In fact, I think we all do. The model of working one's self to death may appeal to some, but not to me. Kids who go through such systems, which the KIPP schools seem to adore, have every reason to think their work careers may replicate their school careers. And increasingly, in the United States of America, they're right. I fail to see how
working more hours and taking fewer vacations than anyone else in the industrialized world is something to boast about, but nonetheless, we're number one.
Our much maligned educational system lags behind that of South Korea in many respects, but, in all the wrong ways, we're catching up.
This summer I taught a group of smart, motivated young people from all over the world, and about half of my class happened to come from South Korea. My class focused on oral communications, and I used a lot of quirky topics to get them talking. They participated eagerly and gave me a really nice card yesterday, the last day of class. It appears they loved this class just as much as I did.
On the other hand, in my high school classes, I drilled my poor kids to death teaching them how to pass the NY State English Regents exam, which is not designed for them, is utterly inappropriate, and no fun at all. While most of them passed, I honestly don't believe they learned anything except how to pass one test, a skill that will be utterly useless to them in every other endeavor they undertake for the rest of their lives.
And this class, I suppose, is the sort of thing a lot of my Asian students are accustomed to.

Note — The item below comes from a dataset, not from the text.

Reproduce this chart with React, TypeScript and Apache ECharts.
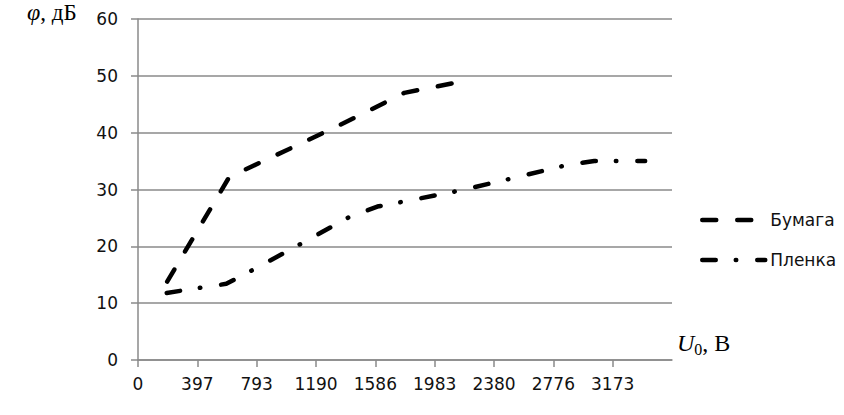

Still, my college students not only had a better class and experience, but learned more, and are better prepared to take regular college classes in the US. They're learning how to be confident and articulate, while my poor high school kids only learned how to pass a single test (albeit one they need in order to graduate).
I didn't receive any thank you cards from my high school kids, although I have to suppose many of them credited not me, but rather a divine miracle that caused them to pass (I don't mean to imply they're mistaken). I don't blame them for not loving the class. They weren't supposed to, and I guess I didn't love it either. We were all just there doing what we had to do.
It's a shame we're taking the worst features of foreign education systems and giving them to our students and children. I could give the same classes I gave my college students to high school kids, and in the long term, we'd all be better off.